経営の健全性・効率性について
人口減少、節水意識の高まりや節水機器の普及などにより水道料金収入の減少傾向が続くなど、今後とも厳しい経営状況が見込まれますが、平成28年4月に策定した経営戦略(H28~H32年度)に基づき、現行料金を維持したうえで、収入増対策や経費節減に取組んだ結果、収益的収支の黒字や一定の資金剰余を確保するなど健全な経営を維持しています。料金回収率は100%を下回っていますが、費用から控除すべき下水道使用料徴収経費などが、本指標の算定における料金回収対象経費から控除されていないことなどによるものです。
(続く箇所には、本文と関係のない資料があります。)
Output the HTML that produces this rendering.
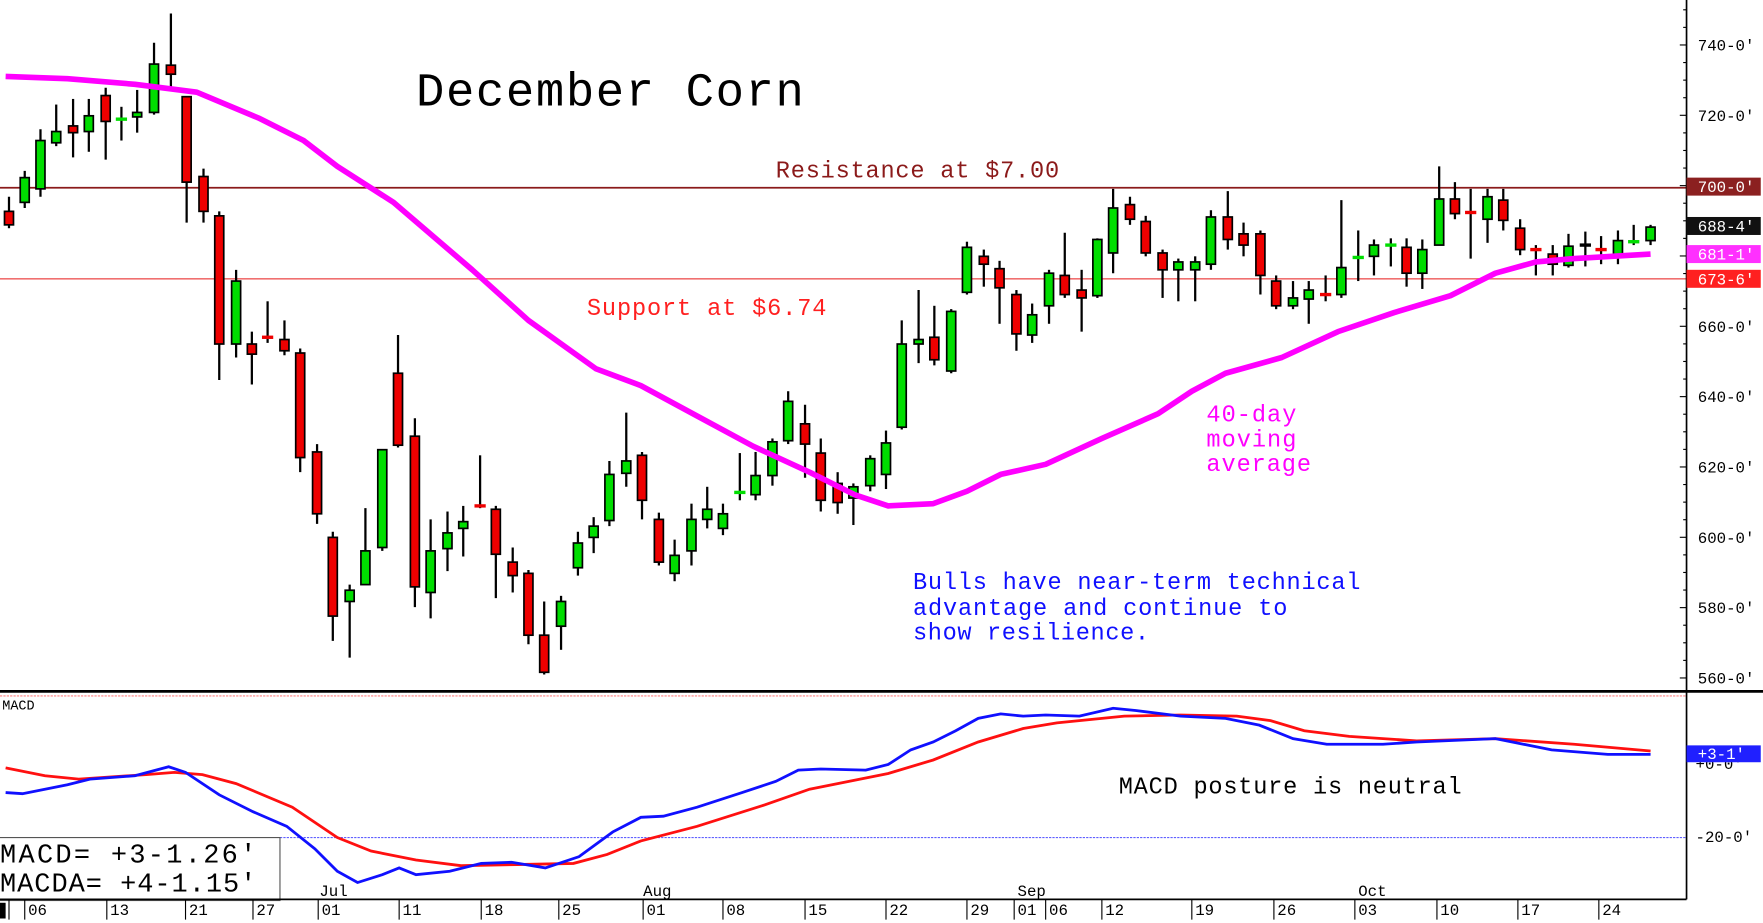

経営戦略に基づき収入増対策などに取組んだ結果、経常収支比率も安定して100%を超え、累積欠損金も発生しておらず、経営状況は健全な水準にあるといえます。企業債残高対給水収益比率は微減傾向にありますが、類似団体平均値と比較すると高い水準です。累積資金剰余を活用するなど企業債発行を抑制しながら、施設等の効率的な更新をしていく必要があると考えています。施設利用率が徐々に低くなっているのは、給水人口の減少傾向に伴うものです。本市は、起伏に富んだ地形であることなどから、類似団体に比べ有収率が低い傾向にありますが、経営戦略に基づく漏水調査の強化や老朽管の更新などの継続的な取組みにより、有収率は近年上昇傾向にあり、成果が表れています。
老朽化の状況について
有形固定資産減価償却率は、類似団体平均値と同様、年度毎に高くなっていることから、施設全体の老朽化が進んでいると考えられます。また、類似団体平均値と比較して、管路更新率は同程度です。今後、老朽化した管路を、いかに効率よく更新していくかが課題となっています。
全体総括
現在、平成28~32年度までの経営戦略に基づき、事業を実施しています。経営目標は、「安全・安心で質の高いサービスを提供し、現行料金を維持する」とし、順調に推移しています。今後も、人口の減少、節水意識の高まりや節水機器の普及などにより、水道料金収入は減少傾向が続くと予想されます。一方で、施設の更新需要が増大していくことから、今後、経営状況はさらに厳しさを増すことが予想されるため、一層の経費節減や増収対策に取組む必要があります。また、管路については、アセットマネジメント手法を活用した効率的・計画的な更新が必要です。引き続き、経営戦略に基づき事業を実施し、経営目標の達成を目指してまいります。